We have this one gal around here, who I was really close to, and another friend of mine was as well.. over a series of misunderstanding, and how she reacted to her feelings over this, this gal cut us out of her life. It hurt me so bad. OH man, it killed me. I couldnt believe it, but it was true. Something I read a long time ago went something like this, " do what is right, sometimes you just need to cry and dry your own tears instead of getting back at them" or something like that...?LOL but it really helped me. It just hurts LG, and I know for me, pain still pisses me off.. but I am grateful to have this program help me through that pain.
Thank you for sharing this story with us. I hope you are having a good day today too!

My Name Here said...

So many people we have all lost. Yet, in the "Greater" plan, we are gaining from it. Ya know? I think it is one of those things, you just don't get it until you get it.
I know I have many nights when I think of those I no longer hang out with, talk to, use with. All of them, I do miss them. But, I know that it is for a reason that we are no longer together.
love the teachers saying, how true it is.

AAngel said...

yup I remember that time and sometimes I miss it but sometimes I dont but I am happy for not only you today but for us which I think is very important and hope to keep it like that for quite a while xox love yeah tonneesssss xox

Pammie said...

It has always been easier for me to get angry rather than to cry. Loss of any kind sure makes us crazy. Thanks for the post, it reminded me of a few things I used to do to retaliate...don't want to go back there either girl.
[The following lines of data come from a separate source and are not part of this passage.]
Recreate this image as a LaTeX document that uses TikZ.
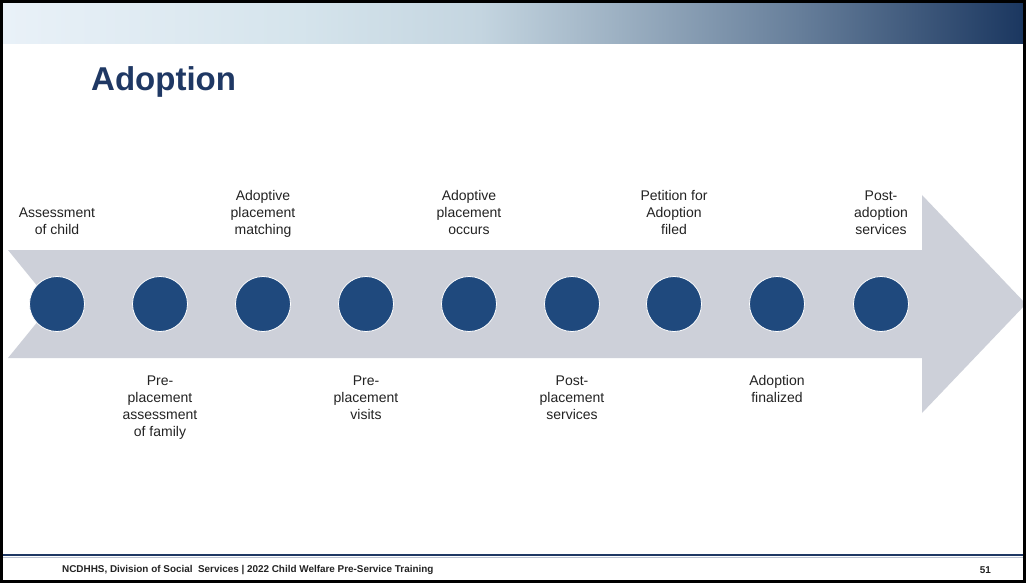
\documentclass[tikz,border=0pt]{standalone}
\usepackage{fontspec}
\setmainfont{Liberation Sans}
\definecolor{navy}{RGB}{31,56,100}
\definecolor{dotblue}{RGB}{31,73,125}
\definecolor{arrowgray}{RGB}{205,208,217}
\definecolor{labeltext}{RGB}{35,35,35}
\definecolor{g0}{RGB}{233,241,248}
\definecolor{g1}{RGB}{213,228,236}
\definecolor{g2}{RGB}{196,213,224}
\definecolor{g3}{RGB}{156,176,194}
\definecolor{g4}{RGB}{102,126,154}
\definecolor{g5}{RGB}{27,55,96}
\begin{document}
\begin{tikzpicture}[x=1pt,y=-1pt,
  dot/.style={circle,fill=dotblue,draw=white,line width=0.8pt,minimum size=55pt,inner sep=0pt},
  toplabel/.style={anchor=south,align=center,inner sep=0pt,text depth=3.5pt,text=labeltext,font=\fontsize{14}{17}\selectfont},
  botlabel/.style={anchor=north,align=center,inner sep=0pt,text=labeltext,font=\fontsize{14}{17}\selectfont},
  footer/.style={inner sep=0pt,text=labeltext,font=\fontsize{9.9}{11}\selectfont\bfseries}]
\useasboundingbox (0,0) rectangle (1026,583);
\fill[white] (0,0) rectangle (1026,583);
% top gradient band
\shade[left color=g0,right color=g1] (3,4) rectangle (300.5,44);
\shade[left color=g1,right color=g2] (300,4) rectangle (480.5,44);
\shade[left color=g2,right color=g3] (480,4) rectangle (620.5,44);
\shade[left color=g3,right color=g4] (620,4) rectangle (800.5,44);
\shade[left color=g4,right color=g5] (800,4) rectangle (1023,44);
% title
\node[anchor=base west,inner sep=0pt,text=navy,font=\fontsize{33}{39}\selectfont\bfseries] (title) at (91,91) {Adoption};
% arrow
\fill[arrowgray] (8,250) -- (922,250) -- (922,195) -- (1026,304) -- (922,413) -- (922,358) -- (8,358) -- (52,304) -- cycle;
% dots
\foreach \i/\x in {1/57,2/160,3/263,4/366,5/469,6/572,7/674,8/777,9/881}{
  \node[dot] (c\i) at (\x,304) {};
}
% labels
\node[toplabel] (l1) at ([yshift=37.5pt]c1.north) {Assessment\\of child};
\node[botlabel] (l2) at ([yshift=-43.5pt]c2.south) {Pre-\\placement\\assessment\\of family};
\node[toplabel] (l3) at ([yshift=37.5pt]c3.north) {Adoptive\\placement\\matching};
\node[botlabel] (l4) at ([yshift=-43.5pt]c4.south) {Pre-\\placement\\visits};
\node[toplabel] (l5) at ([yshift=37.5pt]c5.north) {Adoptive\\placement\\occurs};
\node[botlabel] (l6) at ([yshift=-43.5pt]c6.south) {Post-\\placement\\services};
\node[toplabel] (l7) at ([yshift=37.5pt]c7.north) {Petition for\\Adoption\\filed};
\node[botlabel] (l8) at ([yshift=-43.5pt]c8.south) {Adoption\\finalized};
\node[toplabel] (l9) at ([yshift=37.5pt]c9.north) {Post-\\adoption\\services};
% footer
\draw[navy,line width=1.5pt] (3,555) -- (1023,555);
\draw[navy!30,line width=0.8pt] (3,557) -- (1023,557);
\node[footer,anchor=west] (foot) at (62,570) {NCDHHS, Division of Social\ \ Services | 2022 Child Welfare Pre-Service Training};
\node[footer,anchor=east] (page) at (991,570) {51};
% frame
\draw[black,line width=3pt] (1.5,1.5) rectangle (1024.5,581.5);
\end{tikzpicture}
\end{document}
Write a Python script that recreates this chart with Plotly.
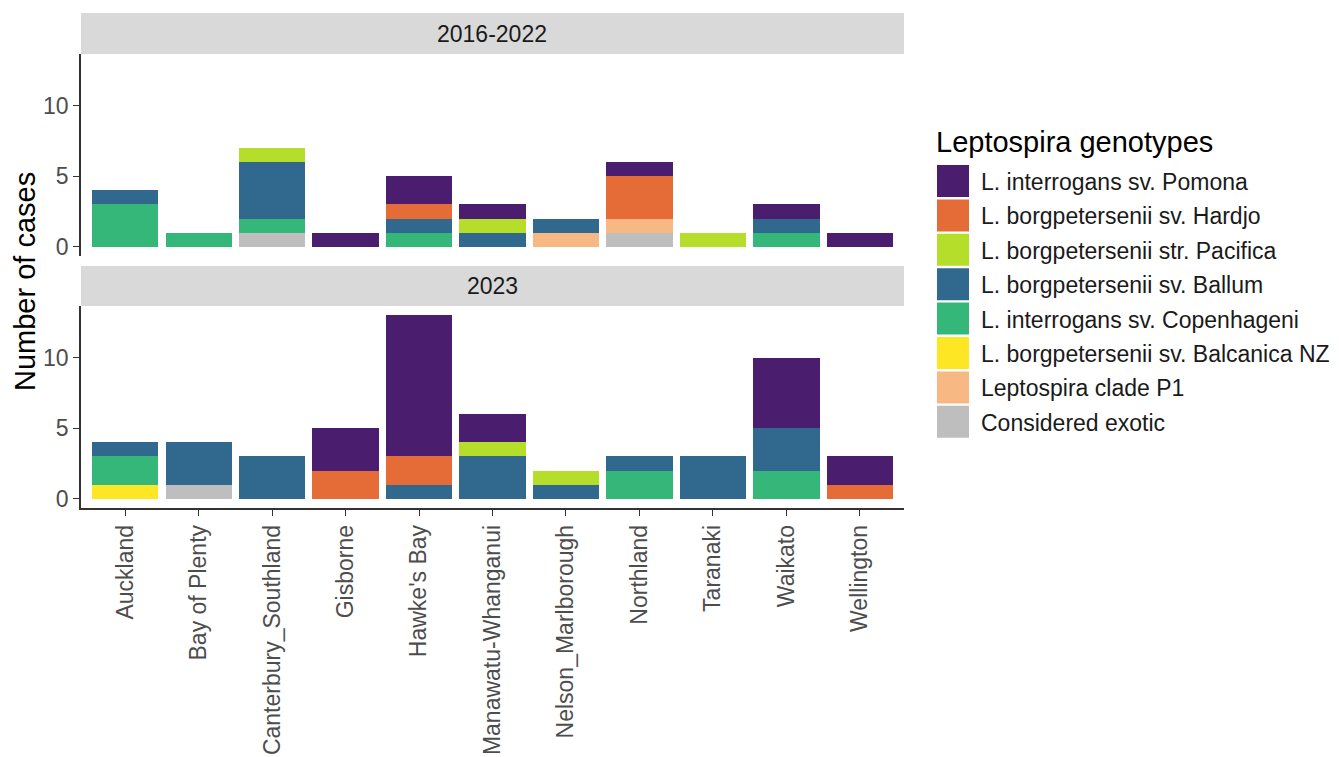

Namenlosen Trinker said...

Boy, can I relate to the feelings that made you take that plant back. Been there, done that, many times. But not lately, LOL.

Most of Martha Woodroof in one place said...

"Today I realize how I have come to not only know the right thing to do in most situations, but it actually feels better to actually do it!" Amen! Girl.

I love to visit your site and just re-read the promises. I really think they are what got me sober.

Mary Christine said...

Maybe God will see fit for you to find her to make amends?